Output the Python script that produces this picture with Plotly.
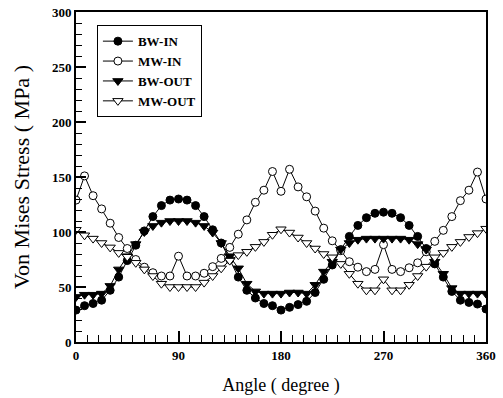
import plotly.graph_objects as go

angle = [0, 7.5, 15, 22.5, 30, 37.5, 45, 52.5, 60, 67.5, 75, 82.5, 90,
         97.5, 105, 112.5, 120, 127.5, 135, 142.5, 150, 157.5, 165, 172.5, 180,
         187.5, 195, 202.5, 210, 217.5, 225, 232.5, 240, 247.5, 255, 262.5, 270,
         277.5, 285, 292.5, 300, 307.5, 315, 322.5, 330, 337.5, 345, 352.5, 360]

bw_in = [29, 33, 35, 38, 47, 59, 74, 88, 101, 114, 124, 129, 130,
         129, 124, 114, 102, 90, 75, 59, 47, 40, 35, 33, 29,
         31.5, 34, 37, 45, 57, 70, 84, 96, 106, 113, 117, 118,
         117, 113, 106, 96, 85, 71, 59, 46, 38, 36, 34.5, 30]

mw_in = [129, 151, 133, 121, 108, 95, 85, 75, 68, 63, 60, 60, 78,
         60, 60, 62.5, 68.5, 76, 86, 98, 111, 127, 138, 155, 137,
         157, 141, 132, 119, 103.5, 92, 83, 73, 68, 64, 66, 88.5,
         66, 64, 67.5, 72, 82, 91.5, 101.5, 114, 128.5, 138, 154.5, 130]

bw_out = [41, 43, 43, 44, 51, 66, 78, 89, 100, 105.5, 108.5, 110, 110,
          110, 108.5, 105.5, 99.5, 90, 78, 67, 53, 46, 44, 44, 44,
          45, 45, 44, 52, 64, 73, 84, 90, 93, 94, 94, 94,
          94, 94, 93, 89, 84, 73, 62, 49, 44, 44, 44, 44]

mw_out = [102, 97, 94, 90, 86, 81, 77.5, 72, 66, 60, 53, 50, 50,
          50, 50, 54, 60, 67, 74, 79, 82, 86.5, 91, 97.5, 102.5,
          99.5, 95, 90, 85, 80, 77, 71, 62, 53, 47, 47, 57,
          47, 47, 52, 60, 68.5, 77, 81, 86.5, 91, 95.5, 99, 103]

x_ticks = [0, 90, 180, 270, 360]
y_ticks = [0, 50, 100, 150, 200, 250, 300]

series = [
    ("BW-IN", bw_in, "circle", "black", 8),
    ("MW-IN", mw_in, "circle", "white", 8),
    ("BW-OUT", bw_out, "triangle-down", "black", 9),
    ("MW-OUT", mw_out, "triangle-down", "white", 9),
]

fig = go.Figure()
for name, vals, sym, fill, sz in series:
    fig.add_trace(go.Scatter(
        x=angle, y=vals, name=name, mode="lines+markers",
        line=dict(color="black", width=1),
        marker=dict(symbol=sym, color=fill, size=sz,
                    line=dict(color="black", width=1)),
    ))

serif = "Liberation Serif, Times New Roman, serif"
fig.update_layout(
    width=503, height=398,
    margin=dict(l=76, r=17, t=12, b=56),
    paper_bgcolor="white", plot_bgcolor="white",
    showlegend=True,
    legend=dict(x=0.051, y=0.96, xanchor="left", yanchor="top",
                bordercolor="black", borderwidth=1, bgcolor="white",
                font=dict(family=serif, size=13, color="black", weight="bold"),
                itemwidth=30, tracegroupgap=0),
    xaxis=dict(range=[0, 360], tickvals=x_ticks, ticktext=[str(v) for v in x_ticks],
               ticks="inside", ticklen=11, tickwidth=1.5, tickcolor="black",
               minor=dict(dtick=10, tick0=0, ticks="inside", ticklen=7, tickcolor="black", tickwidth=1),
               showline=True, linecolor="black", linewidth=2, mirror=True,
               showgrid=False, zeroline=False, automargin=False,
               tickfont=dict(family=serif, size=13, color="black", weight="bold"),
               title=dict(text="Angle ( degree )", standoff=17,
                          font=dict(family=serif, size=18, color="black"))),
    yaxis=dict(range=[0, 300], tickvals=y_ticks, ticktext=[str(v) for v in y_ticks],
               ticks="inside", ticklen=10, tickwidth=1.5, tickcolor="black",
               minor=dict(dtick=10, tick0=0, ticks="inside", ticklen=6, tickcolor="black", tickwidth=1),
               showline=True, linecolor="black", linewidth=2, mirror=True,
               showgrid=False, zeroline=False, automargin=False,
               tickfont=dict(family=serif, size=13, color="black", weight="bold"),
               title=dict(text="Von Mises Stress ( MPa )", standoff=16,
                          font=dict(family=serif, size=22, color="black"))),
)

fig.write_html("out.html")
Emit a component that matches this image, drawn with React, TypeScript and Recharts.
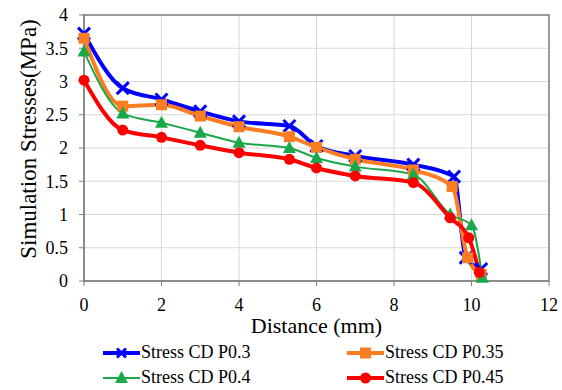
import React from 'react';
import {
  LineChart,
  Line,
  XAxis,
  YAxis,
  CartesianGrid,
  ReferenceArea,
} from 'recharts';

// values
const xP030 = [0, 1, 2, 3, 4, 5.3, 6, 7, 8.5, 9.55, 9.85, 10.25];
const yP030 = [3.72, 2.9, 2.73, 2.55, 2.4, 2.33, 2.03, 1.88, 1.75, 1.57, 0.35, 0.18];

const xP035 = [0, 1, 2, 3, 4, 5.3, 6, 7, 8.5, 9.5, 9.9, 10.25];
const yP035 = [3.65, 2.63, 2.65, 2.48, 2.32, 2.17, 2.01, 1.83, 1.67, 1.42, 0.35, 0.1];

const xP040 = [0, 1, 2, 3, 4, 5.3, 6, 7, 8.5, 9.45, 10, 10.28];
const yP040 = [3.45, 2.52, 2.38, 2.23, 2.08, 2.0, 1.85, 1.72, 1.6, 1.0, 0.84, 0.05];

const xP045 = [0, 1, 2, 3, 4, 5.3, 6, 7, 8.5, 9.45, 9.93, 10.2];
const yP045 = [3.02, 2.27, 2.16, 2.04, 1.93, 1.83, 1.7, 1.58, 1.48, 0.95, 0.65, 0.13];

const xTicks = [0, 2, 4, 6, 8, 10, 12];
const yTicks = [0, 0.5, 1, 1.5, 2, 2.5, 3, 3.5, 4];

const toRows = (xs: number[], ys: number[]) => xs.map((x, i) => ({ x, y: ys[i] }));

const FONT = "'Liberation Serif', 'DejaVu Serif', serif";

const CrossDot = (props: any) => {
  const { cx, cy, stroke, size = 6 } = props;
  if (cx == null || cy == null) return null;
  const s = size;
  return (
    <g>
      <line x1={cx - s} y1={cy - s} x2={cx + s} y2={cy + s} stroke={stroke} strokeWidth={3} />
      <line x1={cx - s} y1={cy + s} x2={cx + s} y2={cy - s} stroke={stroke} strokeWidth={3} />
    </g>
  );
};

const SquareDot = (props: any) => {
  const { cx, cy, fill } = props;
  if (cx == null || cy == null) return null;
  return <rect x={cx - 5.5} y={cy - 5.5} width={11} height={11} fill={fill} />;
};

const TriangleDot = (props: any) => {
  const { cx, cy, fill } = props;
  if (cx == null || cy == null) return null;
  return <polygon points={`${cx},${cy - 7} ${cx - 6.5},${cy + 5} ${cx + 6.5},${cy + 5}`} fill={fill} />;
};

const CircleDot = (props: any) => {
  const { cx, cy, fill } = props;
  if (cx == null || cy == null) return null;
  return <circle cx={cx} cy={cy} r={5.5} fill={fill} />;
};

const series = [
  { name: 'Stress CD P0.3', color: '#0000ff', width: 4, xs: xP030, ys: yP030, Dot: CrossDot },
  { name: 'Stress CD P0.35', color: '#fb7d22', width: 4, xs: xP035, ys: yP035, Dot: SquareDot },
  { name: 'Stress CD P0.4', color: '#1aa84b', width: 2, xs: xP040, ys: yP040, Dot: TriangleDot },
  { name: 'Stress CD P0.45', color: '#ff0000', width: 4, xs: xP045, ys: yP045, Dot: CircleDot },
];

const LegendIcon = ({ s }: { s: (typeof series)[number] }) => (
  <svg width={37} height={16} style={{ marginRight: 1, flexShrink: 0 }}>
    <line x1={0} y1={8} x2={37} y2={8} stroke={s.color} strokeWidth={s.width} />
    <s.Dot cx={18.5} cy={8} stroke={s.color} fill={s.color} size={4.5} />
  </svg>
);

const ChartLegend = () => (
  <div
    style={{
      position: 'absolute',
      left: 103,
      top: 340,
      display: 'grid',
      gridTemplateColumns: '244px 200px',
      fontFamily: FONT,
      fontSize: 18,
      lineHeight: '25px',
      color: '#000',
    }}
  >
    {series.map((s) => (
      <div key={s.name} style={{ display: 'flex', alignItems: 'center', height: 25 }}>
        <LegendIcon s={s} />
        <span>{s.name}</span>
      </div>
    ))}
  </div>
);

export default function App() {
  return (
    <div style={{ position: 'absolute', left: 0, top: 0, width: 562, height: 390, background: '#fff', fontFamily: FONT }}>
      <LineChart
        width={562}
        height={390}
        margin={{ top: 15, right: 13, left: 24, bottom: 79 }}
        style={{ fontFamily: FONT }}
      >
        <CartesianGrid stroke="#d9d9d9" strokeWidth={1} />
        <XAxis
          type="number"
          dataKey="x"
          domain={[0, 12]}
          ticks={xTicks}
          allowDuplicatedCategory={false}
          stroke="#7f7f7f"
          tick={{ fill: '#000', fontSize: 18, fontFamily: FONT }}
          tickSize={5}
          tickMargin={12}
          height={30}
          label={(props: any) => {
            const vb = props.viewBox || { x: 84, y: 281, width: 465 };
            return (
              <text
                x={vb.x + vb.width / 2}
                y={vb.y + 52}
                textAnchor="middle"
                fill="#000"
                fontSize={22}
                fontFamily={FONT}
              >
                Distance (mm)
              </text>
            );
          }}
        />
        <YAxis
          type="number"
          domain={[0, 4]}
          ticks={yTicks}
          stroke="#7f7f7f"
          tick={{ fill: '#000', fontSize: 18, fontFamily: FONT }}
          tickSize={5}
          tickMargin={11}
          width={60}
          label={() => (
            <text
              x={28}
              y={139}
              transform="rotate(-90 28 139)"
              textAnchor="middle"
              dominantBaseline="central"
              fill="#000"
              fontSize={23}
              fontFamily={FONT}
            >
              {'Simulation  Stresses(MPa)'}
            </text>
          )}
        />
        <ReferenceArea x1={0} x2={12} y1={0} y2={4} fill="none" stroke="#7f7f7f" strokeWidth={1.5} />
        {series.map((s) => (
          <Line
            key={s.name}
            data={toRows(s.xs, s.ys)}
            dataKey="y"
            name={s.name}
            type="monotone"
            stroke={s.color}
            strokeWidth={s.width}
            dot={<s.Dot stroke={s.color} fill={s.color} />}
            activeDot={false}
            isAnimationActive={false}
          />
        ))}
      </LineChart>
      <ChartLegend />
    </div>
  );
}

# Given instruction
Copy, word for word, the entries above from the first line to the line that holds "36, 34.5, 30]". Drop the pictures.

# Written solution
Output the Python script that produces this picture with Plotly.
import plotly.graph_objects as go

angle = [0, 7.5, 15, 22.5, 30, 37.5, 45, 52.5, 60, 67.5, 75, 82.5, 90,
         97.5, 105, 112.5, 120, 127.5, 135, 142.5, 150, 157.5, 165, 172.5, 180,
         187.5, 195, 202.5, 210, 217.5, 225, 232.5, 240, 247.5, 255, 262.5, 270,
         277.5, 285, 292.5, 300, 307.5, 315, 322.5, 330, 337.5, 345, 352.5, 360]

bw_in = [29, 33, 35, 38, 47, 59, 74, 88, 101, 114, 124, 129, 130,
         129, 124, 114, 102, 90, 75, 59, 47, 40, 35, 33, 29,
         31.5, 34, 37, 45, 57, 70, 84, 96, 106, 113, 117, 118,
         117, 113, 106, 96, 85, 71, 59, 46, 38, 36, 34.5, 30]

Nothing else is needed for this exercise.